Blog de Mathilde Crevoisier, membre du comité directeur des Femmes* socialistes suisses
Depuis toujours, les métiers de la santé et des soins, de la petite enfance ou de la vente souffrent autant d’un manque de considération que d’une rémunération grossièrement sous-évaluée. Et ce, alors qu’ils représentent un pilier central de l’économie. Le fait que ces professions soient exercées en majorité par des femmes n’a rien d’une coïncidence. Au-delà du manque de reconnaissance, les bas salaires des métiers dits « féminins » perpétuent les inégalités économiques qui frappent les femmes et les exposent davantage à la pauvreté, durant la vie professionnelle mais aussi à la retraite.
Depuis la grève des femmes du 14 juin 2019, le coronavirus est passé par là : il a rebattu les cartes et mis en lumière l’importance systémique des métiers principalement exercés par des femmes. Un constat qui n’a pas échappé à la présidente de la Confédération, Simonetta Sommaruga, qui s’est exprimée fin avril en faveur d’une augmentation des salaires : « Sans ces personnes, rien n’aurait fonctionné. (…) La perception de l’importance du personnel de la santé, des soins, de la vente et de la logistique pour le système a considérablement changé pendant le confinement. [1] »

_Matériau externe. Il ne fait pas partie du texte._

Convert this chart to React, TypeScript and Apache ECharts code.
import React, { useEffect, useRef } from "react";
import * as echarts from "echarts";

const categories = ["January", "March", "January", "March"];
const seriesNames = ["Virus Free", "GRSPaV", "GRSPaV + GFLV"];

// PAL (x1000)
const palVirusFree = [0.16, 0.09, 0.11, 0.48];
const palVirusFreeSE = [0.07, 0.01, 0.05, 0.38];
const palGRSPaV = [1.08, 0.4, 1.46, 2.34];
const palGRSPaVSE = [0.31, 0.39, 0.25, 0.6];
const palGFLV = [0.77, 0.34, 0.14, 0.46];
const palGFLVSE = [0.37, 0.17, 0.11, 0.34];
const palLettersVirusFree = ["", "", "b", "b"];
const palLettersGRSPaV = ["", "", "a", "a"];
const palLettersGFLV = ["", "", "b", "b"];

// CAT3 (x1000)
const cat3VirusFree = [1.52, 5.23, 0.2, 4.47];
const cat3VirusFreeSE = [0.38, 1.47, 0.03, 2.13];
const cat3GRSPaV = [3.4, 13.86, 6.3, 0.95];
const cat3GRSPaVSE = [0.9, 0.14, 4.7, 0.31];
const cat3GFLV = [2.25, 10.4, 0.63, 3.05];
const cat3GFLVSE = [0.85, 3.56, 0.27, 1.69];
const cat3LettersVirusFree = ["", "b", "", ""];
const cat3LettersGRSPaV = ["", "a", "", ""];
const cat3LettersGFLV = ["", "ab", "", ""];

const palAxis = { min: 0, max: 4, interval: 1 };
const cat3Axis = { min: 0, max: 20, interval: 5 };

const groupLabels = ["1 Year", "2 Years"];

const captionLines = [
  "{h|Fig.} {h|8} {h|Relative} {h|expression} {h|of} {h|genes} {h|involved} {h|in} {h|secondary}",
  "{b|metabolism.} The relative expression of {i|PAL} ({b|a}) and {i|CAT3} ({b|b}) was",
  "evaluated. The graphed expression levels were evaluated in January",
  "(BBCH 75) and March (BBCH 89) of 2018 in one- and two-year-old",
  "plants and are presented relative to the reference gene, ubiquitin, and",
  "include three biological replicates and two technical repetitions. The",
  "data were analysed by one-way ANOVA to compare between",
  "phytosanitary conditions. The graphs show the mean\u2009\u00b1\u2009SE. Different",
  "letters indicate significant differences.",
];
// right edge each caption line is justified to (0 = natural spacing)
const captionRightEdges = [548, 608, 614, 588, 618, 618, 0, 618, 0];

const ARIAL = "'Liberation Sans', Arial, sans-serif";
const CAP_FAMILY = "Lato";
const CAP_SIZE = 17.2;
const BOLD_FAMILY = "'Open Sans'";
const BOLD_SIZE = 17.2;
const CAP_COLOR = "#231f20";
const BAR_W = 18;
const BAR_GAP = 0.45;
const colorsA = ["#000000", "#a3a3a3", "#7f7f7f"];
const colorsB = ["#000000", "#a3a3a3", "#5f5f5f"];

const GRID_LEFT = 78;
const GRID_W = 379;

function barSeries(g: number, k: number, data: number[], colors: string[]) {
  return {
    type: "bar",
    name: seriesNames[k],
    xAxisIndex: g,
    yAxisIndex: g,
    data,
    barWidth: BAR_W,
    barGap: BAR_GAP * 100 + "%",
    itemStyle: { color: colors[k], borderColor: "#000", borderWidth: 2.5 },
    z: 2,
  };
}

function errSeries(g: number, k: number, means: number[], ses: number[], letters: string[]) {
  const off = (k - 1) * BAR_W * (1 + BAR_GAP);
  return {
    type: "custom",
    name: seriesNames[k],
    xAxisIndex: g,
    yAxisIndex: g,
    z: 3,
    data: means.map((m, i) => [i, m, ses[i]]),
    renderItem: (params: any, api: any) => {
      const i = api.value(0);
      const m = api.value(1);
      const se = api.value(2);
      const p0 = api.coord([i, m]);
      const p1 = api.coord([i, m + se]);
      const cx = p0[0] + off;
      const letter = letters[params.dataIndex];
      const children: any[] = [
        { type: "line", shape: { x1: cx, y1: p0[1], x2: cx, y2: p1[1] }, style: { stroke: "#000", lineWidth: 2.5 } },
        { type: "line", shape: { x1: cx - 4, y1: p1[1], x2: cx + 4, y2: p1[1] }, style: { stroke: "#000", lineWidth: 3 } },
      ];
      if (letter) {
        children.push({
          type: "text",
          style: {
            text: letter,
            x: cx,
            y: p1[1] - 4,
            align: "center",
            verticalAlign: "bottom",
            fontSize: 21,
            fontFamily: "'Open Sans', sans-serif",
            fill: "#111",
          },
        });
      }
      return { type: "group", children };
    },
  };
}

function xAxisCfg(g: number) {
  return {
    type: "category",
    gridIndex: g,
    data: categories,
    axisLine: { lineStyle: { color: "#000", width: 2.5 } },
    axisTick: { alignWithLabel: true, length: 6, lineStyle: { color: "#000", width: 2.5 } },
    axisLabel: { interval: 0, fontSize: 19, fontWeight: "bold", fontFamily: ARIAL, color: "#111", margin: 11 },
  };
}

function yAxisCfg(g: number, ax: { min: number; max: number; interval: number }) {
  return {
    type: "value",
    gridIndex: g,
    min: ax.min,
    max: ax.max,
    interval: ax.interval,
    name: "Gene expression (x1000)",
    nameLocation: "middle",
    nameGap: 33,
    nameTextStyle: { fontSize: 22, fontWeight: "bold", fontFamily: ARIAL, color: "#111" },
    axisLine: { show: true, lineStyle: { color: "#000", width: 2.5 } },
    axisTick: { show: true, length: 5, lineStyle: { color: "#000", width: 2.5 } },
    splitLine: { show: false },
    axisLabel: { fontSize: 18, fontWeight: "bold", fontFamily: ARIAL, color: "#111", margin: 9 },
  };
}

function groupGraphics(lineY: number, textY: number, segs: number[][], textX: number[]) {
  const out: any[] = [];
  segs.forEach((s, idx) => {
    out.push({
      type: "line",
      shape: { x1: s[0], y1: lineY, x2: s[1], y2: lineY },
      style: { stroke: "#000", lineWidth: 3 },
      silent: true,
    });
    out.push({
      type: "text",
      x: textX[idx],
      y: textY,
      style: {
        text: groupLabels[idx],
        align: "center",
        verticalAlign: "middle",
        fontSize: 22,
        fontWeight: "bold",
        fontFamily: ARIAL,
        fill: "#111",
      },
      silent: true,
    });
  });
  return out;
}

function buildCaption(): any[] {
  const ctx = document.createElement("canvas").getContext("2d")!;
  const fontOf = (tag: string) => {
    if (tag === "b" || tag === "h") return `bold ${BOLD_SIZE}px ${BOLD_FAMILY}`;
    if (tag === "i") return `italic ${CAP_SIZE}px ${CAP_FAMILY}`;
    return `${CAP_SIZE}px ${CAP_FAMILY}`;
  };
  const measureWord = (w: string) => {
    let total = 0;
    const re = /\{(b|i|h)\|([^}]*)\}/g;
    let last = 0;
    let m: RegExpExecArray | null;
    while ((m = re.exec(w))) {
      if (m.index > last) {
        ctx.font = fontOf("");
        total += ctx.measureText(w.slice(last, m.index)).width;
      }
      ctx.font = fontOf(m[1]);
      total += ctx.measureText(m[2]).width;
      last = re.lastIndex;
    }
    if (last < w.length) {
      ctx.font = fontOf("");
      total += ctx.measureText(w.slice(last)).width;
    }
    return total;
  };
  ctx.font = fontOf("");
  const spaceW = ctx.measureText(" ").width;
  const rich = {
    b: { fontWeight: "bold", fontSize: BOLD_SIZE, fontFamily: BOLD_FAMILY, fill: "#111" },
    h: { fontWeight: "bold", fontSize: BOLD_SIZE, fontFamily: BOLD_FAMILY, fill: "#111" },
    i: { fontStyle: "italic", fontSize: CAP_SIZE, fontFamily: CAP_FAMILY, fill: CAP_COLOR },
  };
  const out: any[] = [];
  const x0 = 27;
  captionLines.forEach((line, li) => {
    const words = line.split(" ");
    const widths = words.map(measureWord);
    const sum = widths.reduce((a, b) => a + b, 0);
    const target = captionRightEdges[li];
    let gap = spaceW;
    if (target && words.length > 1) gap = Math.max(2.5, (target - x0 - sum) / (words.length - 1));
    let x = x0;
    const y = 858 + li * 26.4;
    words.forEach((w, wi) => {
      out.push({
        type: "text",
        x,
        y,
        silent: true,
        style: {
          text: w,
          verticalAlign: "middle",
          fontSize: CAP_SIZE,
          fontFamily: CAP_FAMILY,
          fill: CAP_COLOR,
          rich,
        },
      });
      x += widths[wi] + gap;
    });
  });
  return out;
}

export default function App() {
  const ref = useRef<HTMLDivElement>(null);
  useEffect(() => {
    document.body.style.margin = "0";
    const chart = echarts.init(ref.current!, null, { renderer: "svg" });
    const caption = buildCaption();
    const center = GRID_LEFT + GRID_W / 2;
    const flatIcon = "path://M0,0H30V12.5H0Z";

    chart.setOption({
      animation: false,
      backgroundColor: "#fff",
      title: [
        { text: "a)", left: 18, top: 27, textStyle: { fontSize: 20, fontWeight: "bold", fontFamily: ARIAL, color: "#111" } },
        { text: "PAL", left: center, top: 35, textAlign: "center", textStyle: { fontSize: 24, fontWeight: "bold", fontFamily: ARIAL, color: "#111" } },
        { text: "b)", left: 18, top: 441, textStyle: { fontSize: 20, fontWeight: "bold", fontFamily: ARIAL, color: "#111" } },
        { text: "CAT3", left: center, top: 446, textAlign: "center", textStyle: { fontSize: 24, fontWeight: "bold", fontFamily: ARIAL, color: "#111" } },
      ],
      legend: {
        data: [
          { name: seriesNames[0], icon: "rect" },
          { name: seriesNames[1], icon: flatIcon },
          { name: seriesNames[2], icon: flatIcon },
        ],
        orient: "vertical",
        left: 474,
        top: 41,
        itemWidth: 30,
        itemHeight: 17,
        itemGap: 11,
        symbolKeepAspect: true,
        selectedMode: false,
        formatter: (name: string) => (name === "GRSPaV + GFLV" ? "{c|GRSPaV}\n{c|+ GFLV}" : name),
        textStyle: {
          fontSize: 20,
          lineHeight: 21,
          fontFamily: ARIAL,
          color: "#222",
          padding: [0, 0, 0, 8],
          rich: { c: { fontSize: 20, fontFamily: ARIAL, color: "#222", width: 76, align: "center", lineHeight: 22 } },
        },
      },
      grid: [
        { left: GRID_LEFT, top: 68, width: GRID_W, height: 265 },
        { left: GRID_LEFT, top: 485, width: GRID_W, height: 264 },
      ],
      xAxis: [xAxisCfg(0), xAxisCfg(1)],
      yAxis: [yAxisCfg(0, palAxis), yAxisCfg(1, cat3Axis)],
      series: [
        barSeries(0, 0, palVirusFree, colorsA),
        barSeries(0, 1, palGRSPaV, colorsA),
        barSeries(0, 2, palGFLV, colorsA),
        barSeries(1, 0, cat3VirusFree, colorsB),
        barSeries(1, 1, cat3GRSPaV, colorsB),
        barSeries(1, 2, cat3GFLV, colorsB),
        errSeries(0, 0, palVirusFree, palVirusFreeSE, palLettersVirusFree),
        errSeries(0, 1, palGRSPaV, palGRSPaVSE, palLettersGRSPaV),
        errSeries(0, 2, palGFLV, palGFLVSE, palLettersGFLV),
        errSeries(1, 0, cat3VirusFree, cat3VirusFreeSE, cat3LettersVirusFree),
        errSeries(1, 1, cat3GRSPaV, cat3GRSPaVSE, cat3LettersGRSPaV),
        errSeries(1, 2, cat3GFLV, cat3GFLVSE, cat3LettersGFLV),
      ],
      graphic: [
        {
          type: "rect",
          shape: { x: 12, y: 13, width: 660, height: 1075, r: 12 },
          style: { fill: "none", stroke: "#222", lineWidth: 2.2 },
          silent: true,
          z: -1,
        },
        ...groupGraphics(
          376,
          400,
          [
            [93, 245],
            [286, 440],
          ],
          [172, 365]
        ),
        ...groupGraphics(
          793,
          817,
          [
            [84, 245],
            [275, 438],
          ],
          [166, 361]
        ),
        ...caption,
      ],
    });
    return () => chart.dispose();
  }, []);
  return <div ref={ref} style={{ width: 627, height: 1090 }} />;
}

Effectivement, désormais, tout le monde ou presque s’accorde sur la nécessité de revaloriser ces métiers. Mais s’ils sont d’accord sur le fond, les milieux économiques brandissent le sempiternel argument de la conjoncture économique pour doucher toute velléité d’augmentation salariale. S’il est vrai que, coronavirus oblige, les perspectives ne sont désormais plus au beau fixe, l’argument reste une excuse toute faite. Car lorsque l’économie ronronne, comme c’était le cas il y a encore quelques mois, il y a toujours une autre raison pour ne pas entrer en matière sur des hausses de salaire. Cette logique est pourtant à géométrie variable : lorsqu’il est question de supprimer les dividendes des sociétés durant l’année du coronavirus, les milieux économiques sont beaucoup moins prompts à lier la rémunération à la conjoncture !
Sur le plan politique, alors que la Suisse manque de personnel soignant, l’initiative « Pour des soins infirmiers forts » est un exemple typique du manque de considération des politiques libérales pour une profession pourtant essentielle. Bien qu’elle bénéficie d’un large soutien populaire, elle a été sèchement rejetée par le Conseil fédéral, puis par le Conseil national en faveur d’un contre-projet indirect. L’initiative se trouve actuellement entre les mains du Conseil des États – un dossier que les Femmes* socialistes suivent avec attention.
Durant l’année écoulée, les Femmes socialistes ont revendiqué à plusieurs reprises une revalorisation des métiers exercés en majorité par des femmes. Au mois d’avril, elles ont notamment lancé un appel à la création d’un groupe de travail pour les professionnel.le.s de la petite enfance, en vue de dresser un bilan précis de la situation et d’avancer des solutions qui tiennent compte de la réalité du terrain.
Dans sa stratégie de sortie de crise présentée en avril, le Parti socialiste a relevé le rôle de premier plan joué par les femmes dans les métiers des soins, de la santé, du nettoyage, du secteur alimentaire, de la distribution ou encore de la logistique. Le parti a bien compris l’importance de la question en plaçant ces métiers au centre de son programme conjoncturel et en appelant, par la voix de Tamara Funiciello, coprésidente des Femmes* socialistes, à un « plan féministe de relance économique ».
Au-delà des applaudissements, les Femmes* socialistes entendent maintenir la pression. L’élan de solidarité de ces derniers mois doit déboucher sur des mesures concrètes en faveur des métiers d’importance systémique : des salaires plus élevés, de meilleures conditions de travail, un renforcement de la formation. La société doit tirer des leçons de la crise du coronavirus et en profiter pour jeter les bases du changement. Sur l’échiquier socio-économique, la position des femmes doit refléter la valeur de leur travail.